Will the Sales Representative in the Operating Room Become Extinct?
Few patients that go in for spine, hip or knee replacement surgery realize that a sales representative is often present to provide technical assistance to the surgeon during the procedure. This is a practice that has been prevalent for decades and has traditionally provided great value to hospitals and surgeons but is now under fire from several start-up organizations and selected hospitals that have embraced a rep-less model that eliminates the sales representative from the Operating Room (OR) and replaces them with hospital or out-sourced personnel. Is this a trend or a niche market? Here are the facts.
Role of the Sales Representative in the OR
The role of the sales representative has always been to ensure the safe and effective use of their technology within the OR. The role can be broadly placed into two separate and distinct categories called consultation and service and which occurs before, during and following surgery.
For years surgeons have been dependent on sales representatives to provide educational information on new devices. This expertise can range from providing input on the instruments used to influencing the type of product or size of product that is used during the surgery. For example, during pre-op a sales representative may assist the scrub technician to ensure the correct trays and instruments that the surgeon prefers are sterilized. This is very useful because the surgeon does not always have the same scrub technician and circulating nurse with him/her on every case. The sales representative knows the surgeon’s preferences and this allows the case to go smoothly thus saving time and surgeon frustration.
Sales representatives also provide a critical role in delivery and storage of the devices used in surgery. Because the surgical instruments are generally on loan to the hospitals, they perform several service related functions such as ensuring torque handles are calibrated, replacing pedicle probes that were broken during surgery etc. Providing education, product delivery, inventory management and service is not free.
Sales representatives don’t just show up for a surgery; they are invited by the surgeon. In most hospitals formal permission is granted by the Surgery & Anesthesia Services Department or their designee. Medical societies such as the American Medical Association, American College of Surgeons and the Association of Peri-Operative Nurses have stated that health industry representatives based on their training, can provide technical assistance to the surgical, team1.
Sales representatives also have to be credentialed by each hospital to get access to the OR. This fee is paid by either the sales representative or their company.
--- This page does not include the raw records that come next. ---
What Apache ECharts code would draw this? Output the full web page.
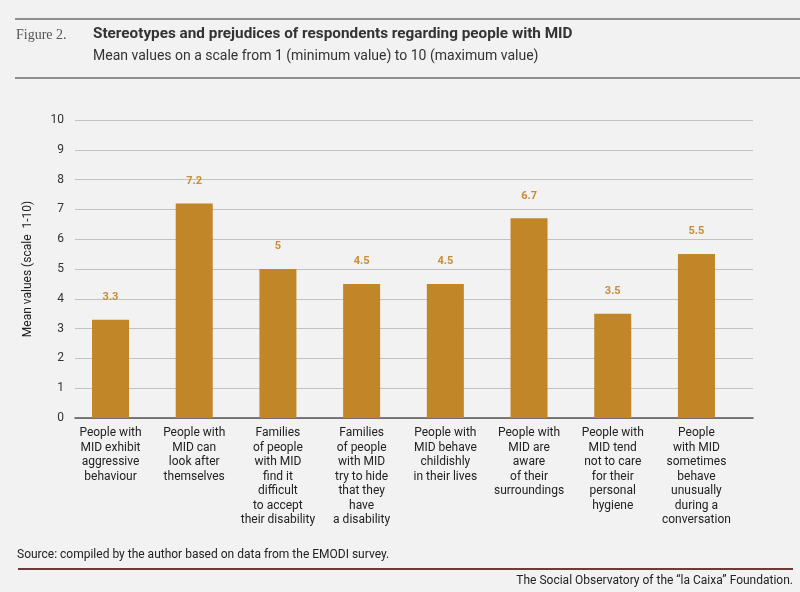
<!DOCTYPE html>
<html lang="en">
<head>
    <meta charset="UTF-8">
    <title>Figure 2</title>
    <style>
        html, body { margin: 0; padding: 0; background: #f2f2f2; }
    </style>
</head>

<body>
<div id="main" style="width:800px;height:592px"></div>
<script src="https://cdn.jsdelivr.net/npm/echarts@6/dist/echarts.min.js"></script>
<script type="text/javascript">
    // categories as they are broken over lines in the figure
    var categories = [
        'People with\nMID exhibit\naggressive\nbehaviour',
        'People with\nMID can\nlook after\nthemselves',
        'Families\nof people\nwith MID\nfind it\ndifficult\nto accept\ntheir disability',
        'Families\nof people\nwith MID\ntry to hide\nthat they\nhave\na disability',
        'People with\nMID behave\nchildishly\nin their lives',
        'People with\nMID are\naware\nof their\nsurroundings',
        'People with\nMID tend\nnot to care\nfor their\npersonal\nhygiene',
        'People\nwith MID\nsometimes\nbehave\nunusually\nduring a\nconversation'
    ];
    var meanValues = [3.3, 7.2, 5, 4.5, 4.5, 6.7, 3.5, 5.5];
    var yTicks = [0, 10, 1]; // min, max, interval

    var font = 'Roboto, "Liberation Sans", sans-serif';
    var barColor = '#c08628';
    var labelColor = '#c98d34';

    const chartDom = document.getElementById('main');
    const myChart = echarts.init(chartDom);
    let option;
    option = {
        backgroundColor: '#f2f2f2',
        textStyle: { fontFamily: font },
        graphic: [
            { type: 'line', shape: { x1: 15, y1: 19, x2: 800, y2: 19 }, style: { stroke: '#6e6e6e', lineWidth: 1.5 } },
            { type: 'line', shape: { x1: 15, y1: 78, x2: 800, y2: 78 }, style: { stroke: '#6e6e6e', lineWidth: 1.5 } },
            { type: 'text', left: 16, top: 28, style: { text: 'Figure 2.', font: '14px "Liberation Serif", serif', fill: '#555' } },
            { type: 'text', left: 93, top: 27, style: { text: 'Stereotypes and prejudices of respondents regarding people with MID', font: 'bold 15.3px ' + font, fill: '#333' } },
            { type: 'text', left: 93, top: 49, style: { text: 'Mean values on a scale from 1 (minimum value) to 10 (maximum value)', font: '14px ' + font, fill: '#333' } },
            { type: 'text', left: 17, top: 549, style: { text: 'Source: compiled by the author based on data from the EMODI survey.', font: '12px ' + font, fill: '#222' } },
            { type: 'line', shape: { x1: 18, y1: 569, x2: 793, y2: 569 }, style: { stroke: '#6b3b38', lineWidth: 2 } },
            { type: 'text', right: 7, top: 575, style: { text: 'The Social Observatory of the \u201cla Caixa\u201d Foundation.', font: '12px ' + font, fill: '#222' } }
        ],
        grid: [
            { left: 75, right: 47, top: 120, bottom: 174 },
            { left: 68.65, right: 61.7, top: 120, bottom: 174 }
        ],
        xAxis: [
            {
                gridIndex: 0, type: 'value', min: 0, max: 1,
                axisLine: { show: true, lineStyle: { color: '#555', width: 1.5 } },
                axisTick: { show: false }, axisLabel: { show: false }, splitLine: { show: false }
            },
            {
                gridIndex: 1, type: 'category', data: categories,
                axisLine: { show: false }, axisTick: { show: false },
                axisLabel: {
                    interval: 0, margin: 8, color: '#222', fontSize: 12,
                    lineHeight: 14.5, fontFamily: font
                }
            }
        ],
        yAxis: [
            {
                gridIndex: 0, type: 'value', min: yTicks[0], max: yTicks[1], interval: yTicks[2],
                name: 'Mean values (scale  1-10)', nameLocation: 'middle', nameGap: 41,
                nameTextStyle: { color: '#222', fontSize: 12, fontFamily: font },
                axisLine: { show: false }, axisTick: { show: false },
                axisLabel: { color: '#333', fontSize: 12, margin: 11 },
                splitLine: { lineStyle: { color: '#c2c2c2', width: 1 } }
            },
            {
                gridIndex: 1, type: 'value', min: yTicks[0], max: yTicks[1], interval: yTicks[2],
                show: false, splitLine: { show: false }
            }
        ],
        series: [
            {
                name: 'Mean values',
                type: 'bar',
                xAxisIndex: 1,
                yAxisIndex: 1,
                data: meanValues,
                barWidth: 37,
                itemStyle: { color: barColor },
                label: {
                    show: true, position: 'top', distance: 17,
                    color: labelColor, fontWeight: 'bold', fontSize: 11
                }
            }
        ]
    };

    option && myChart.setOption(option);
</script>
</body>
</html>
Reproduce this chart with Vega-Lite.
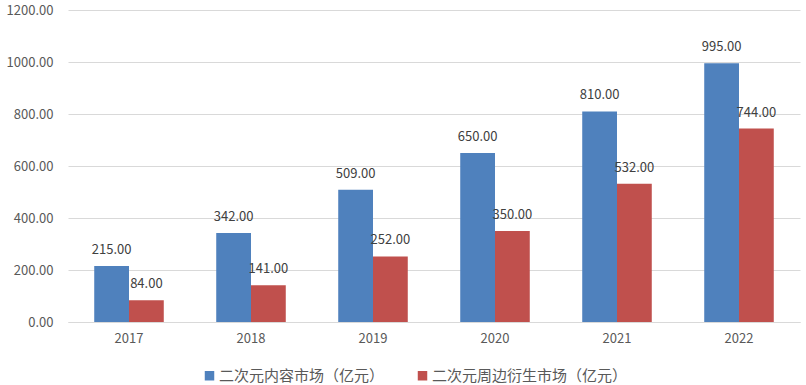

It can run as much as $200+ per sales representative per year per hospital. Since a typical sales representative provides services to several hospitals this is not an insignificant expense for the sales representative or their company.
The Case for Going Rep-Less
Proponents for removing the sales representatives from the OR all base their claims on several assumptions:
the sales representatives are simply providing coverage or acting as baby sitters to the surgeons that use their products instead of selling to new surgeons
the alleged commissions that the sales representatives earn from the sale of the products used is too high
the sales representatives are motivated to recommend their own products and not necessarily what is best for the patient
Their analysis claims that the products used during surgery can be purchased and the services performed by the sales representative can be done less expensively. In essence the pundits do not see the value that the sales representatives bring to the OR and the hospital.
Drivers for Change
The main drivers for change is from the hospitals need to control costs because:
Reimbursement rates for most surgical procedures are declining while the number of patients requiring spine surgery or hip/knee replacements is projected to increase markedly in the next ten years.
Many hospitals are seeing declining patient volumes as surgeries are being put-off because of high patient deductibles or patients going to alternate sites like surgery centers.
Bundled payments are forcing hospitals to scrutinize their in-patient and post-acute care costs carefully. For more information on the Comprehensive Care for Joint Replacement Model proposed rule by CMS readers should read the link at the end of this article.2
Price transparency has more consumers doing price comparisons to reduce their out-of-pocket costs.
Sophisticated supply chain personnel realize that the sales representative’s expertise is not free. Instead it is bundled into the price of the product. Some industry personnel have stated that the “cost of a sales representative” is about 40% of the price of the medical device.
New companies that make implants are emerging with products that appear to be equal in appearance, quality and longevity. Since many long standing patents are getting ready to expire it can be expected that prices from existing manufacturers will drop concomitantly.
An alternative delivery model is evolving that may be more cost effective.
We live in a free market society. Each hospital has to decide for themselves if having a sales representative in the OR is of value. It’s incumbent on the sales representative and their company to deliver value, document their value and have the hospital acknowledge having received it. This has not been done well by most manufacturers. Unless this is done hospitals will continue to look for ways to reduce their costs and going rep-less will become an attractive option.
It is ludicrous, however, for pundits to say sales representatives are paid too much. Most are highly trained professionals that work on straight commission and many pay all of their own travel expenses. Many receive no sick days; vacations or holiday pay. If they don’t sell, earn commissions and provide outstanding service, they cannot feed their families.
Eucomed Position Paper: Access to the Operating Room for Medical Device Company Representatives. October 1, 2011.